We stayed in a small vacation rental set high on a hill with a broad terrace overlooking the dazzling sea below. A typical day involved waking up, donning our swimsuits and cover ups, packing a beach bag, and walking down the hill to Dolce è la Vita‘s terrance overlooking the water for a cappuccino and a cornetto ischitano. A cornetto is standard breakfast fare in Rome, but the cornetto ischitano is special – puff pastry and brioche filled with pastry cream and topped with an Amarena cherry. Fortified, we would head to the little marina to Cooperative San Michele, where we would take a taxi boat to that day’s beach of choice. When we had soaked up enough sun and sea, we took the boat taxi back to Sant’Angelo, stopping for an afternoon aperitivo on a patio before walking back to our house for a nap. In the evening, we’d throw on some island-appropriate dinner clothes and head back to the village center for a seafood dinner at one of the many amazing restaurants.

Lodging in Sant’Angelo

There is a wide range of lodging options in Sant’Angelo, ranging from spa resorts to local hotels and an ample assortment of vacation rentals on sites such as Airbnb and VRBO. While some of the spa resorts tend to be located in beautiful but isolated locations, Miramare Sea Resort & Spa is conveniently located right in town on the eastern coast, making it our pick for those looking for a spa experience. Another of our pics is Hotel Casa Celestino, a classic, family-run seaside hotel with brightly tiled rooms, all with private balconies and a sea view. There are fabulous vacation rental properties, as well. If you opt for a vacation rental, location is your primary consideration. Remember that Sant’Angelo is built into the mountain, so the farther you are from the center of the village, the steeper the walk will be. The flip side of that coin may be that those places located near the center of the village may be noisy at night, especially if near restaurants. As always, read the property listing and the reviews carefully.

Beaches near Sant’Angelo

Some travelers scorn private beaches and instead venture out to find beautiful and remote spiaggie libere. Not us. We prefer a beach club where we can rent an umbrella and lounge chairs, order drinks, and have lunch at the club restaurant in the shade. Here are a few of the beaches we enjoyed near Sant’Angelo.

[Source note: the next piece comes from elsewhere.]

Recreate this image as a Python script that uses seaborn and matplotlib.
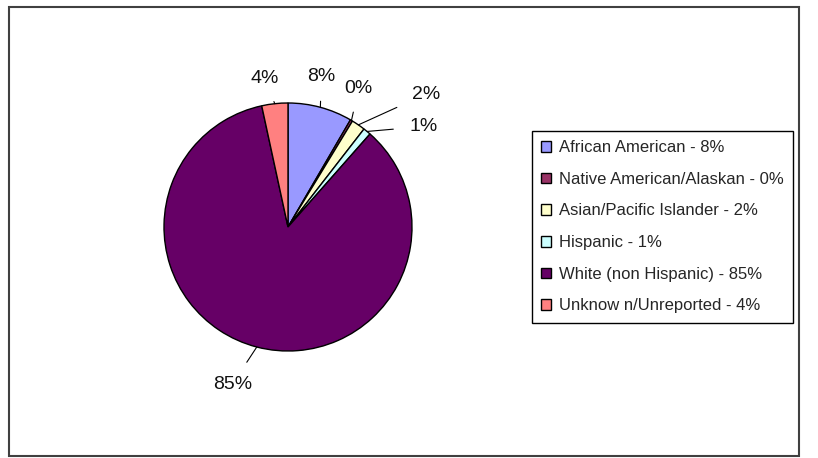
import numpy as np
import matplotlib
matplotlib.use("Agg")
import matplotlib.pyplot as plt
import seaborn as sns
from matplotlib.patches import Rectangle

sns.set_theme(style="white")
plt.rcParams['font.family'] = ['Liberation Sans', 'DejaVu Sans']

# data
groups = ["African American", "Native American/Alaskan", "Asian/Pacific Islander",
          "Hispanic", "White (non Hispanic)", "Unknow n/Unreported"]
shares = [8.4, 0.3, 1.8, 1.0, 85.1, 3.4]
pct_labels = ["8%", "0%", "2%", "1%", "85%", "4%"]

colors = ["#9999FF", "#993366", "#FFFFCC", "#CCFFFF", "#660066", "#FF8080"]

# label positions (in pie radius units)
label_pos = [(0.27, 1.21), (0.57, 1.12), (1.11, 1.07), (1.09, 0.81), (-0.45, -1.27), (-0.19, 1.20)]

fig = plt.figure(figsize=(8.18, 4.58), dpi=100)

R_px = 124
cx, cy = 288, 227
lim = 1.6
size = 2 * R_px * lim
ax = fig.add_axes([(cx - size / 2) / 818, (458 - cy - size / 2) / 458, size / 818, size / 458])

wedges, _ = ax.pie(shares, colors=colors, startangle=90, counterclock=False,
                   wedgeprops=dict(edgecolor="black", linewidth=1.0))
ax.set_xlim(-lim, lim)
ax.set_ylim(-lim, lim)
ax.set_aspect("equal")
ax.axis("off")

for w, lab, (tx, ty) in zip(wedges, pct_labels, label_pos):
    ang = np.deg2rad((w.theta1 + w.theta2) / 2)
    ex, ey = np.cos(ang), np.sin(ang)
    ax.annotate(lab, xy=(ex, ey), xytext=(tx, ty), ha="center", va="center",
                fontsize=14, color="#111111",
                arrowprops=dict(arrowstyle="-", color="black", lw=0.8,
                                shrinkA=9, shrinkB=0))

leg = fig.legend(wedges, [f"{g} - {p}" for g, p in zip(groups, pct_labels)],
                 loc="upper left", bbox_to_anchor=(532 / 818, 1 - 131 / 458),
                 borderaxespad=0, fontsize=12, frameon=True, fancybox=False,
                 edgecolor="black", framealpha=1, handlelength=0.6,
                 handleheight=0.6, handletextpad=0.45, labelspacing=1.0,
                 borderpad=0.55)
leg.get_frame().set_linewidth(1.0)

fig.patches.append(Rectangle((9 / 818, 1 - 456 / 458), 790 / 818, 449 / 458,
                             transform=fig.transFigure, fill=False,
                             edgecolor="#404040", linewidth=1.5))

fig.savefig("out.png", dpi=100)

Maronti is a three-kilometer stretch of crescent-shaped, pebbled beach located near Sant’Angelo, with calm, shallow water. Several beach clubs line the coast, each with its own restaurant, distinguishable from one another by their different colored umbrellas. Given its vicinity to Sant’Angelo, boat taxis come and go from Maronti regularly.

Cava Grado

Cava Grado is a much smaller and more remote beach, located not far from Sant’Angelo. Nestled between rocks and cliff, it is an excellent place to swim, snorkel, and take in the gorgeous views from the water.

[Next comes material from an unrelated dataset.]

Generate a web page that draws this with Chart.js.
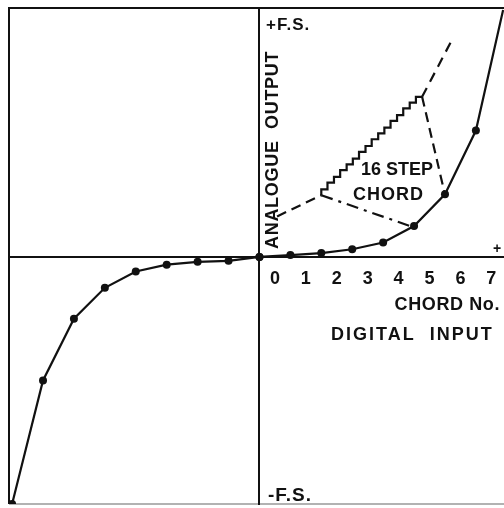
<!DOCTYPE html>
<html><head><meta charset="utf-8">
<script src="https://cdn.jsdelivr.net/npm/chart.js@4"></script>
<style>html,body{margin:0;padding:0;background:#fff;overflow:hidden}#wrap{width:520px;height:508px;position:relative}</style>
</head><body><div id="wrap"><canvas id="c"></canvas></div>
<script>
// Tick labels of the digital input (chord numbers), centred in each chord
const chordTickPos = [0.5, 1.5, 2.5, 3.5, 4.5, 5.5, 6.5, 7.5];
const chordTickLabels = ['0', '1', '2', '3', '4', '5', '6', '7'];

// Positive half of the characteristic (chord end points)
const posChordX = [0, 1, 2, 3, 4, 5, 6, 7, 7.88];
const posOutput = [0, 2, 4, 8, 15, 32, 65, 131, 256];

// Negative half
const negChordX = [0, -1, -2, -3, -4, -5, -6, -7, -8];
const negOutput = [0, -4, -5, -8, -15, -32, -64, -128, -256];

// Enlarged 16 step chord (staircase corners)
const stepX = [2.0, 2.2, 2.41, 2.61, 2.82, 3.02, 3.22, 3.43, 3.63, 3.84, 4.04, 4.24, 4.45, 4.65, 4.86, 5.06, 5.26];
const stepY = [64, 70, 77, 83, 90, 96, 102, 109, 115, 122, 128, 134, 141, 147, 154, 160, 166];

// Dashed construction lines
const leadInX = [0.57, 2.0],  leadInY = [42, 64];
const leadOutX = [5.26, 6.26], leadOutY = [166, 227];
const projLowX = [2.0, 4.84], projLowY = [64, 32.4];
const projHighX = [5.26, 6.0], projHighY = [166, 64.7];

const pts = (xs, ys) => xs.map((x, i) => ({x: x, y: ys[i]}));
const INK = '#111';
const FONT = '"Liberation Sans", Arial, sans-serif';

const lastIdx = posChordX.length - 1;

const textPlugin = {
  id: 'annot',
  beforeDraw(chart) {
    const {ctx, chartArea: a} = chart;
    ctx.save();
    ctx.strokeStyle = INK;
    ctx.lineWidth = 2;
    ctx.beginPath();
    ctx.moveTo(a.right + 5, a.top);
    ctx.lineTo(a.left, a.top);
    ctx.lineTo(a.left, a.bottom);
    ctx.stroke();
    ctx.strokeStyle = '#999';
    ctx.lineWidth = 1.5;
    ctx.beginPath();
    ctx.moveTo(a.left, a.bottom);
    ctx.lineTo(a.right + 5, a.bottom);
    ctx.stroke();
    ctx.restore();
  },
  afterDraw(chart) {
    const ctx = chart.ctx;
    ctx.save();
    ctx.fillStyle = INK;
    ctx.textBaseline = 'alphabetic';
    const put = (t, x, y, size, align, sp) => {
      ctx.font = 'bold ' + size + 'px ' + FONT;
      ctx.letterSpacing = (sp || 0) + 'px';
      ctx.textAlign = align || 'left';
      ctx.fillText(t, x, y);
    };
    put('+F.S.', 266, 30, 17, 'left', 1);
    put('-F.S.', 268, 501, 19, 'left', 1);
    put('16 STEP', 361, 175, 18, 'left', 0);
    put('CHORD', 353, 200, 18, 'left', 1);
    put('CHORD No.', 500, 310, 18, 'right', 0.6);
    put('DIGITAL  INPUT', 331, 340, 18, 'left', 2);
    put('+', 497, 253, 14, 'center', 0);
    ctx.save();
    ctx.translate(278, 249);
    ctx.rotate(-Math.PI / 2);
    put('ANALOGUE  OUTPUT', 0, 0, 18, 'left', 0.7);
    ctx.restore();
    ctx.restore();
  }
};

const dashed = (data, dash) => ({
  data: data, showLine: true, borderColor: INK, borderWidth: 2.2,
  borderDash: dash, pointRadius: 0, fill: false, tension: 0
});

new Chart(document.getElementById('c'), {
  type: 'scatter',
  data: {
    datasets: [
      {
        data: pts(posChordX, posOutput), showLine: true, borderColor: INK, borderWidth: 2.2,
        backgroundColor: INK, pointBorderWidth: 0,
        pointRadius: (c) => c.dataIndex === lastIdx ? 0 : 4
      },
      {
        data: pts(negChordX, negOutput), showLine: true, borderColor: INK, borderWidth: 2.2,
        backgroundColor: INK, pointBorderWidth: 0, pointRadius: 4
      },
      {
        data: pts(stepX, stepY), showLine: true, stepped: 'after', borderColor: INK,
        borderWidth: 2.2, pointRadius: 0
      },
      dashed(pts(leadInX, leadInY), [10, 6]),
      dashed(pts(leadOutX, leadOutY), [10, 7]),
      dashed(pts(projLowX, projLowY), [12, 6, 3, 6]),
      dashed(pts(projHighX, projHighY), [10, 6])
    ]
  },
  options: {
    responsive: true, maintainAspectRatio: false, animation: false,
    layout: {padding: {left: 9, top: 8, right: 7, bottom: 2}},
    plugins: {legend: {display: false}, tooltip: {enabled: false}},
    scales: {
      x: {
        type: 'linear', min: -8.1, max: 8.2, position: {y: 0},
        grid: {display: false, drawTicks: false},
        border: {display: true, color: INK, width: 2},
        afterBuildTicks: (s) => { s.ticks = chordTickPos.map(v => ({value: v})); },
        ticks: {
          color: INK, padding: 11, maxRotation: 0, autoSkip: false,
          font: {family: FONT, size: 18, weight: 'bold'},
          callback: (v, i) => chordTickLabels[i]
        }
      },
      y: {
        type: 'linear', min: -256, max: 258, position: {x: 0},
        grid: {display: false, drawTicks: false},
        border: {display: true, color: INK, width: 2},
        ticks: {display: false}
      }
    }
  },
  plugins: [textPlugin]
});
</script>
</body></html>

Sorgeto is a rocky bay renowned for its thermal waters, a product of the volcanic activity below. Just off the shore at Sorgento is a small, natural pool where hot water rises from the seabed. Visitors to the beach take turns entering the hot water pool, relaxing in the thermal waters, and then cooling off in the sea beyond. For a few euros, you can also have your face or body painted with a detoxifying argilla mud. Due to its popularity, the few beach umbrellas and sun lounges fill up quickly, so plan to arrive early or come late in the day after others have left.

Restaurants in Sant’Angelo

There truly are no bad restaurants in Sant’Angelo. Despite being a small village, there were many options, from casual pizza places to elegant waterfront venues. Our recommendations tend toward the seafood restaurants, both because we love it and because its so hard to come by at home in Minneapolis.

Ristorante La Conchiglia

We arrived in Sant’Angelo in the afternoon, just as many restaurants had finished lunch service. Hungry and eager to start our vacation off right, we were lucky to be seated at Ristorante La Conchiglia, a casual bar-restaurant that is part of Hotel La Conchiglia. On a patio overlooking the water with sunbathers lounging on sunbeds on a deck below us, we enjoyed our first of many delicious seafood meals on the island.

Casa Celentino

One of our favorite restaurants during out stay in Sant’Angelo was Casa Celentino, the two-level restaurant of a hotel by the same name on the coast just outside of the heart of the city. We often stopped at Casa Celentino for an afternoon aperitivo at the bar and we returned a time or two for dinner in the lower level restaurant that sits on a terrace overlooking the sea. A particularly memorable dinner was an entire sea bass cooked in a salt crust, which was expertly opened and filleted tableside by our waiter.

Deus Neptunus

Another amazing meal was had on the terrance of Deus Neptunus, the seafood made even tastier by the magnificent views and proximity to the sea. Ask to be seated on the open-air terrace and enjoy the night air and the views of the bay of Sant’Angelo.


We knew that in addition to seafood, Ischia is famous for its rabbit, so on a rainy afternoon we grabbed a cab and travelled to up into the hills to Ristorante Bracconiere, a rustic, mountain-top restaurant famous for its hearty appetizers and its outstanding rabbit dish, coniglio all’ischitana.

The Poseidon Gardens and Thermal Baths

Ischia is famous for its thermal baths and spas, and while the big hotel and spa scene is not the vacation we were looking for, as a final treat at the end of our stay splurged and spent a day at Giardini Poseidon Terme, or the Poseidon Gardens and Thermal Baths. Featuring over twenty natural pools fed by thermal waters, three sea water polls, a thermal steam grotto, and three Kneipp hydrotherapy pools, the Poseidon Gardens is the largest thermal park in Ischia. In addition to the thermal pools and treatments, there is a private beach and three outstanding restaurants, all in lush greenery and beautiful scenery.